Jumat, 22 Juni 2012

Perkembangan Al-Qur'an di Indonesia: Tulisan Ringkas

Catatan: Untuk pengutipan (sitasi), silakan unduh dan baca artikel dalam versi lebih lengkap: "Pencetakan Mushaf Al-Qur'an di Indonesia", Suhuf, Vol. 4, No. 2, 2011, hlm. 271-287: https://jurnalsuhuf.kemenag.go.id/suhuf/article/view/57/56 


Khazanah mushaf Al-Qur’an kuno Indonesia – atau dengan kata lain “Nusantara”, dengan pengertian geografis dan budaya yang lebih luas – cukup banyak, baik dalam koleksi di Indonesia sendiri maupun di luar negeri. Dapat diperkirakan bahwa mushaf merupakan naskah yang paling banyak disalin oleh masyarakat kita, sejak zaman dahulu. Di samping itu, mushaf Al-Qur’an memperoleh perhatian istimewa karena banyak dihias dengan beragam corak hiasan.
Dari berbagai usaha penelusuran keberadaan mushaf kuno, diketahui bahwa di Indonesia sekurang-kurangnya terdapat 455 naskah, dan dalam koleksi berbagai lembaga di luar negeri sekurang-kurangnya terdapat 203 naskah. Semuanya berjumlah 658 naskah mushaf. Tentu saja angka ini bersifat sementara,  dan masih banyak koleksi mushaf yang belum terdaftar.
Penyalinan Al-Qur'an di Nusantara telah dimulai sejak akhir abad ke-13, ketika Pasai secara resmi merupakan kerajaan Islam. Hal ini disinggung dalam catatan perjalanan Ibnu Batutah ke Aceh pada masa Sultan Malik az-Zahir. Meskipun demikian, naskah mushaf tertua yang diketahui hingga kini disalin sebelum tahun 1606, dengan kolofon berbahasa Jawa, yang saat ini dalam koleksi Belanda.
Mushaf Al-Qur’an koleksi Bayt Al-Qur’an & Museum Istiqlal, Jakarta.
 
Penyalinan Al-Qur'an secara manual terus berlangsung sampai akhir abad ke-19 atau awal abad ke-20 yang berlangsung di berbagai kota dan pusat-pusat Islam masa lalu, seperti Aceh, Padang, Palembang, Banten, Cirebon, Yogyakarta, Surakarta, Madura, Lombok, Pontianak, Banjarmasin, Samarinda, Makassar, Ambon, Ternate, dan wilayah lainnya. Sebagian warisan masa lalu tersebut kini tersimpan di berbagai perpustakaan, museum, pesantren, ahli waris, dan kolektor, baik di dalam maupun di luar negeri.

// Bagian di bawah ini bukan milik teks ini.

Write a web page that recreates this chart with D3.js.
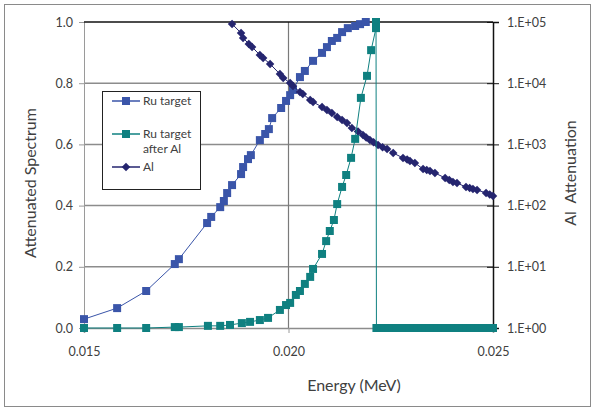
<!doctype html>
<html>
  <head>
    <meta charset="utf-8">
    <title>Attenuated spectrum</title>
    <script src="https://d3js.org/d3.v7.min.js"></script>
    <style type="text/css">
      body { margin: 0; background: #fff; }
      text { font-family: Lato, "Open Sans", sans-serif; fill: #404040; }
    </style>
  </head>
  <body>
    <script>
      // Ru target spectrum: energy (MeV) and relative intensity
      var ruEnergy = [0.01500, 0.01581, 0.01652, 0.01722, 0.01732, 0.01801, 0.01811, 0.01833, 0.01842,
        0.01850, 0.01862, 0.01884, 0.01889, 0.01901, 0.01908, 0.01930, 0.01943, 0.01952, 0.01960,
        0.01982, 0.01994, 0.02004, 0.02011, 0.02028, 0.02040, 0.02060, 0.02082, 0.02094, 0.02106,
        0.02119, 0.02131, 0.02145, 0.02163, 0.02175, 0.02189];
      var ruValue = [0.029, 0.065, 0.121, 0.209, 0.225, 0.343, 0.363, 0.395, 0.415,
        0.441, 0.467, 0.503, 0.526, 0.552, 0.565, 0.614, 0.634, 0.650, 0.686,
        0.719, 0.742, 0.761, 0.778, 0.820, 0.840, 0.873, 0.899, 0.918, 0.938,
        0.948, 0.967, 0.980, 0.987, 0.993, 1.000];

      // Ru target after Al filter
      var filtEnergy = [0.01500, 0.01581, 0.01652, 0.01722, 0.01732, 0.01803, 0.01833, 0.01857, 0.01886,
        0.01906, 0.01930, 0.01950, 0.01979, 0.01994, 0.02004, 0.02018, 0.02028, 0.02040, 0.02053,
        0.02060, 0.02082, 0.02092, 0.02101, 0.02111, 0.02119, 0.02131, 0.02141, 0.02153, 0.02163,
        0.02177, 0.02192, 0.02202, 0.02214, 0.02214, 0.02215,
        0.02225, 0.02235, 0.02245, 0.02255, 0.02265, 0.02275, 0.02285, 0.02295, 0.02305, 0.02315,
        0.02325, 0.02335, 0.02345, 0.02355, 0.02365, 0.02375, 0.02385, 0.02395, 0.02405, 0.02415,
        0.02425, 0.02435, 0.02445, 0.02455, 0.02465, 0.02475, 0.02485, 0.02495, 0.02500];
      var filtValue = [0, 0, 0, 0.003, 0.003, 0.007, 0.007, 0.010, 0.016,
        0.020, 0.026, 0.033, 0.059, 0.075, 0.082, 0.108, 0.121, 0.144, 0.167,
        0.193, 0.242, 0.284, 0.317, 0.353, 0.405, 0.461, 0.500, 0.556, 0.618,
        0.752, 0.824, 0.908, 0.980, 1.000, 0,
        0, 0, 0, 0, 0, 0, 0, 0, 0, 0,
        0, 0, 0, 0, 0, 0, 0, 0, 0, 0,
        0, 0, 0, 0, 0, 0, 0, 0, 0];

      // Al attenuation factor
      var alEnergy = [0.01862, 0.01884, 0.01889, 0.01903, 0.01911, 0.01930, 0.01938, 0.01955, 0.01979,
        0.01987, 0.02004, 0.02011, 0.02028, 0.02035, 0.02053, 0.02060, 0.02082, 0.02094, 0.02106,
        0.02119, 0.02131, 0.02143, 0.02155, 0.02170, 0.02182, 0.02190, 0.02199, 0.02208, 0.02219,
        0.02230, 0.02241, 0.02256, 0.02280, 0.02290, 0.02297, 0.02309, 0.02329, 0.02338, 0.02346,
        0.02358, 0.02383, 0.02393, 0.02402, 0.02412, 0.02434, 0.02443, 0.02451, 0.02461, 0.02483,
        0.02492, 0.02500];
      var alValue = [93000, 66000, 55000, 43700, 39000, 28900, 25800, 20600, 14100,
        12200, 10100, 9000, 7200, 6670, 5320, 4930, 4090, 3650, 3260,
        2800, 2500, 2240, 1850, 1620, 1430, 1300, 1180, 1080, 980,
        900, 840, 724, 600, 565, 536, 497, 396, 380, 367,
        341, 283, 262, 243, 234, 201, 194, 187, 180, 161,
        152, 144];

      var yTicks = [0, 0.2, 0.4, 0.6, 0.8, 1.0];
      var xTicks = [0.015, 0.020, 0.025];
      var y2Ticks = [1, 10, 100, 1000, 10000, 100000];

      var w = 595, h = 410;
      var plotL = 84, plotR = 493, plotT = 22, plotB = 328;

      var svg = d3.select("body").append("svg")
        .attr("width", w)
        .attr("height", h);

      // outer chart border
      svg.append("rect")
        .attr("x", 4.5).attr("y", 4.5)
        .attr("width", 586).attr("height", 402)
        .attr("fill", "none").attr("stroke", "#8a8a8a");

      var x = d3.scaleLinear().domain([0.015, 0.025]).range([plotL, plotR]);
      var y = d3.scaleLinear().domain([0, 1]).range([plotB, plotT]);
      var y2 = d3.scaleLog().domain([1, 100000]).range([plotB, plotT]);

      // gridlines
      svg.append("g").selectAll("line")
        .data(yTicks.slice(1, 5))
        .enter().append("line")
        .attr("x1", plotL).attr("x2", plotR)
        .attr("y1", d => y(d)).attr("y2", d => y(d))
        .attr("stroke", "#8c8c8c").attr("stroke-width", 1.5);
      svg.append("line")
        .attr("x1", x(0.020)).attr("x2", x(0.020))
        .attr("y1", plotT).attr("y2", plotB)
        .attr("stroke", "#7a7a7a").attr("stroke-width", 1.2);

      // left axis
      var yAxis = svg.append("g")
        .attr("transform", "translate(" + plotL + ",0)")
        .call(d3.axisLeft(y).tickValues(yTicks).tickFormat(d3.format(".1f")).tickSize(5).tickPadding(6));
      yAxis.select(".domain").attr("stroke", "#9a9a9a");
      yAxis.selectAll(".tick line").attr("stroke", "#9a9a9a");
      yAxis.selectAll("text").style("font-size", "12.5px").style("fill", "#404040");

      // bottom axis
      var xAxis = svg.append("g")
        .attr("transform", "translate(0," + plotB + ")")
        .call(d3.axisBottom(x).tickValues(xTicks).tickFormat(d3.format(".3f")).tickSize(5).tickPadding(14));
      xAxis.select(".domain").attr("stroke", "#8c8c8c").attr("stroke-width", 1.5);
      xAxis.selectAll(".tick line").attr("stroke", "#9a9a9a");
      xAxis.selectAll("text").style("font-size", "12.5px").style("fill", "#404040");

      // top border
      svg.append("line")
        .attr("x1", plotL).attr("x2", plotR)
        .attr("y1", plotT).attr("y2", plotT)
        .attr("stroke", "#111").attr("stroke-width", 1.5);

      // right (log) axis
      var y2Axis = svg.append("g")
        .attr("transform", "translate(" + plotR + ",0)")
        .call(d3.axisRight(y2).tickValues(y2Ticks)
          .tickFormat(d => "1.E+" + d3.format("02d")(Math.round(Math.log10(d))))
          .tickSize(6).tickPadding(8));
      y2Axis.select(".domain").attr("stroke", "#111").attr("stroke-width", 1.5);
      y2Axis.selectAll(".tick line").attr("stroke", "#111").attr("x1", -6);
      y2Axis.selectAll("text").style("font-size", "12.5px").style("fill", "#404040");

      // series
      var ruData = ruEnergy.map((e, i) => [e, ruValue[i]]);
      var filtData = filtEnergy.map((e, i) => [e, filtValue[i]]);
      var alData = alEnergy.map((e, i) => [e, alValue[i]]);

      var lineY = d3.line().x(d => x(d[0])).y(d => y(d[1]));
      var lineY2 = d3.line().x(d => x(d[0])).y(d => y2(d[1]));

      var cBlue = "#3a55a9", cTeal = "#0f8080", cNavy = "#25256f";
      var square = d3.symbol(d3.symbolSquare).size(64);
      var diamond = d3.symbol(d3.symbolSquare).size(36);

      // Ru target
      svg.append("path").datum(ruData)
        .attr("d", lineY).attr("fill", "none").attr("stroke", cBlue).attr("stroke-width", 1);
      svg.append("g").selectAll("path")
        .data(ruData).enter().append("path")
        .attr("d", square)
        .attr("transform", d => "translate(" + x(d[0]) + "," + y(d[1]) + ")")
        .attr("fill", cBlue);

      // Al attenuation
      svg.append("path").datum(alData)
        .attr("d", lineY2).attr("fill", "none").attr("stroke", cNavy).attr("stroke-width", 1);
      svg.append("g").selectAll("path")
        .data(alData).enter().append("path")
        .attr("d", diamond)
        .attr("transform", d => "translate(" + x(d[0]) + "," + y2(d[1]) + ") rotate(45)")
        .attr("fill", cNavy);

      // Ru target after Al
      svg.append("path").datum(filtData)
        .attr("d", lineY).attr("fill", "none").attr("stroke", cTeal).attr("stroke-width", 1);
      svg.append("g").selectAll("path")
        .data(filtData).enter().append("path")
        .attr("d", square)
        .attr("transform", d => "translate(" + x(d[0]) + "," + y(d[1]) + ")")
        .attr("fill", cTeal);

      // legend
      var legend = svg.append("g");
      legend.append("rect")
        .attr("x", 102.5).attr("y", 91.5)
        .attr("width", 98).attr("height", 98)
        .attr("fill", "#fff").attr("stroke", "#222").attr("stroke-width", 1);
      var legendItems = [
        {label: ["Ru target"], color: cBlue, sym: square, rot: 0, y: 101},
        {label: ["Ru target", "after Al"], color: cTeal, sym: square, rot: 0, y: 134},
        {label: ["Al"], color: cNavy, sym: diamond, rot: 45, y: 167}
      ];
      legendItems.forEach(function(it) {
        legend.append("line")
          .attr("x1", 112).attr("x2", 140)
          .attr("y1", it.y).attr("y2", it.y)
          .attr("stroke", it.color).attr("stroke-width", 1.5);
        legend.append("path")
          .attr("d", it.sym)
          .attr("transform", "translate(126," + it.y + ") rotate(" + it.rot + ")")
          .attr("fill", it.color);
        it.label.forEach(function(t, k) {
          legend.append("text")
            .attr("x", 143).attr("y", it.y + 4 + k * 15)
            .style("font-size", "12px")
            .text(t);
        });
      });

      // axis titles
      svg.append("text")
        .attr("transform", "translate(36,183) rotate(-90)")
        .attr("text-anchor", "middle")
        .style("font-size", "16px")
        .text("Attenuated Spectrum");
      svg.append("text")
        .attr("transform", "translate(576,173) rotate(-90)")
        .attr("text-anchor", "middle")
        .style("font-size", "16px")
        .attr("xml:space", "preserve")
        .text("Al  Attenuation");
      svg.append("text")
        .attr("x", 354).attr("y", 391)
        .attr("text-anchor", "middle")
        .style("font-size", "16px")
        .text("Energy (MeV)");
    </script>
  </body>
</html>
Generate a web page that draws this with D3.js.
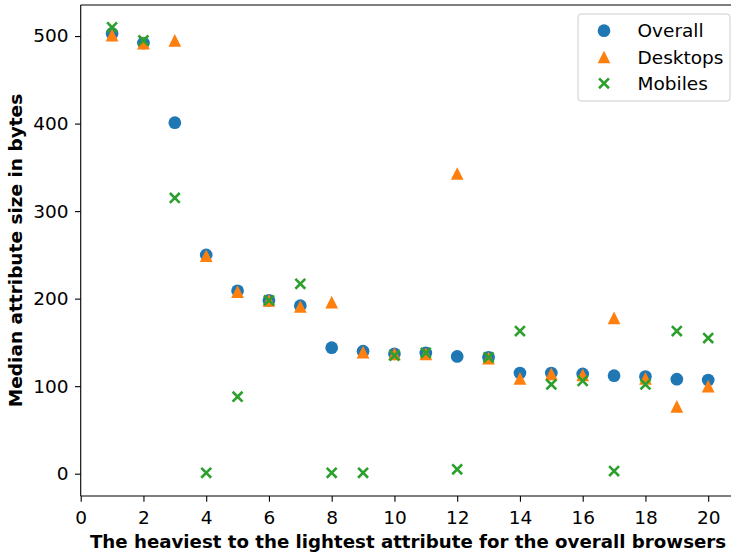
<!DOCTYPE html>
<html>
<head>
<meta charset="utf-8">
<script src="https://cdn.jsdelivr.net/npm/d3@7"></script>
<style>
  html, body { margin: 0; padding: 0; background: #fff; }
  svg { display: block; font-family: "DejaVu Sans", sans-serif; }
</style>
</head>
<body>
<svg id="chart" width="731" height="556"></svg>
<script>
const ranks = [1,2,3,4,5,6,7,8,9,10,11,12,13,14,15,16,17,18,19,20];
const overall  = [503,492,401,250,209,198,192,144,140,137,138,134,133,115,115,114,112,111,108,107];
const desktops = [501,492,495,249,208,198,191,196,139,137,137,343,132,109,114,113,178,109,77,100];
const mobiles  = [510,495,315,1,88,198,217,1,1,135,138,5,133,163,102,106,3,102,163,155];
const xTicks = [0,2,4,6,8,10,12,14,16,18,20];
const yTicks = [0,100,200,300,400,500];
const seriesNames = ["Overall","Desktops","Mobiles"];
const colors = ["#1f77b4","#ff7f0e","#2ca02c"];
const xLabel = "The heaviest to the lightest attribute for the overall browsers";
const yLabel = "Median attribute size in bytes";

const svg = d3.select("#chart");
const L = 80.7, R = 738, T = 5, B = 496;
const FS = 18.5;
const x = d3.scaleLinear().domain([0, 20.95]).range([L, R]);
const y = d3.scaleLinear().domain([-25.5, 535.5]).range([B, T]);

const ms = 12.7;
function triPath(s) { const h = s/2; return `M0,${-h}L${h},${h}L${-h},${h}Z`; }
function xPath(s) { const h = s/2; return `M${-h},${-h}L${h},${h}M${-h},${h}L${h},${-h}`; }

function drawMarker(g, kind, cx, cy) {
  if (kind === 0) {
    g.append("circle").attr("cx", cx).attr("cy", cy).attr("r", ms/2).attr("fill", colors[0]);
  } else if (kind === 1) {
    g.append("path").attr("d", triPath(ms)).attr("transform", `translate(${cx},${cy})`).attr("fill", colors[1]);
  } else {
    g.append("path").attr("d", xPath(ms*0.78)).attr("transform", `translate(${cx},${cy})`)
      .attr("fill", "none").attr("stroke", colors[2]).attr("stroke-width", 2.6);
  }
}

const data = [overall, desktops, mobiles];
const plot = svg.append("g");
data.forEach((vals, k) => {
  const g = plot.append("g");
  vals.forEach((v, i) => drawMarker(g, k, x(ranks[i]), y(v)));
});

// axes
const xAxis = d3.axisBottom(x).tickValues(xTicks).tickSize(5.7).tickPadding(9).tickFormat(d3.format("d"));
const yAxis = d3.axisLeft(y).tickValues(yTicks).tickSize(5.7).tickPadding(6.5).tickFormat(d3.format("d"));
const gx = svg.append("g").attr("transform", `translate(0,${B})`).call(xAxis);
const gy = svg.append("g").attr("transform", `translate(${L},0)`).call(yAxis);
[gx, gy].forEach(g => {
  g.select(".domain").remove();
  g.selectAll(".tick line").attr("stroke", "#000").attr("stroke-width", 1.1);
  g.selectAll(".tick text").attr("font-family", "DejaVu Sans").attr("font-size", FS).attr("fill", "#000");
});
// spines
svg.append("line").attr("x1", L).attr("x2", R).attr("y1", B).attr("y2", B).attr("stroke", "#000").attr("stroke-width", 1.1);
svg.append("line").attr("x1", L).attr("x2", R).attr("y1", T).attr("y2", T).attr("stroke", "#000").attr("stroke-width", 1.1);
svg.append("line").attr("x1", L).attr("x2", L).attr("y1", T).attr("y2", B).attr("stroke", "#000").attr("stroke-width", 1.1);
svg.append("line").attr("x1", R).attr("x2", R).attr("y1", T).attr("y2", B).attr("stroke", "#000").attr("stroke-width", 1.1);

// labels
svg.append("text").attr("x", 408).attr("y", 548).attr("text-anchor", "middle")
  .attr("font-weight", "bold").attr("font-size", 18.2).text(xLabel);
svg.append("text").attr("transform", `translate(22,${(T + B) / 2}) rotate(-90)`).attr("text-anchor", "middle")
  .attr("font-weight", "bold").attr("font-size", FS).text(yLabel);

// legend
const lg = svg.append("g");
lg.append("rect").attr("x", 578).attr("y", 14).attr("width", 152).attr("height", 87).attr("rx", 3)
  .attr("fill", "#fff").attr("fill-opacity", 0.8).attr("stroke", "#ccc").attr("stroke-width", 1);
seriesNames.forEach((n, k) => {
  const cy = 30.7 + k * 26.3;
  drawMarker(lg, k, 604, cy);
  lg.append("text").attr("x", 637.5).attr("y", cy + 6.5).attr("font-size", FS).text(n);
});
</script>
</body>
</html>
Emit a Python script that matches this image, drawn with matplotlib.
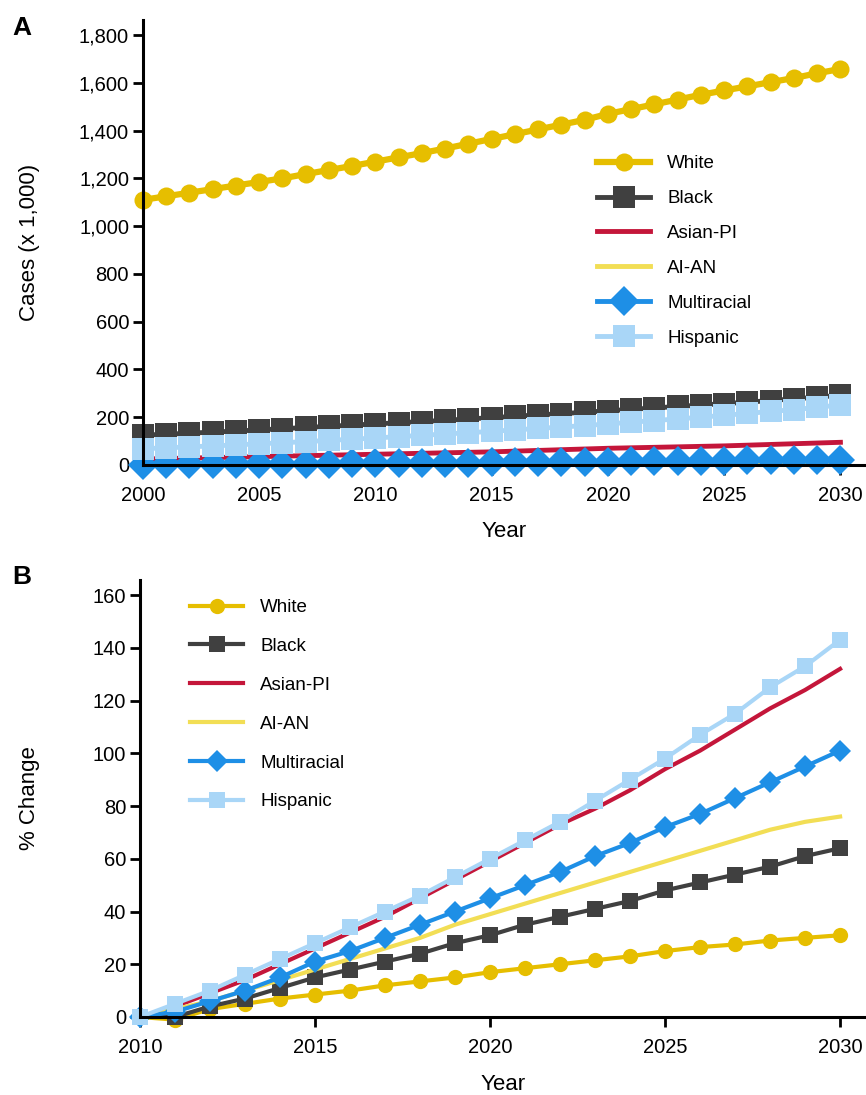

Cetakan Palembang dan Singapura
Perkembangan teknologi cetak naskah-naskah keagamaan merambah Nusantara pada pertengahan abad ke-19. Pada saat yang sama, penyalinan mushaf Al-Qur'an secara manual berangsur-angsur mulai ditinggalkan, seiring dengan kamajuan teknologi cetak. Pencetakan mushaf di Nusantara – demikian pula di dunia Islam umumnya – menggunakan teknik litografi (cetak batu), dan tidak menggunakan teknik tipografi (dengan satuan huruf dari logam). Pilihan terhadap teknik tersebut – berbeda dengan perkembangan percetakan di Eropa – karena hasil cetakannya hampir sama dengan keindahan kaligrafi tulisan tangan. Hal ini dapat dimengerti, sebab karakter huruf Arab sambung-menyambung, berbeda dengan huruf Latin yang terdiri atas satuan huruf terpisah. Mushaf yang dicetak dengan teknik tipografi tidak banyak memuaskan kaum muslim. Maka tidak mengherankan, meskipun di Eropa mushaf Al-Qur’an telah mulai dicetak sejak abad ke-16, namun tidak berkembang di dunia Islam.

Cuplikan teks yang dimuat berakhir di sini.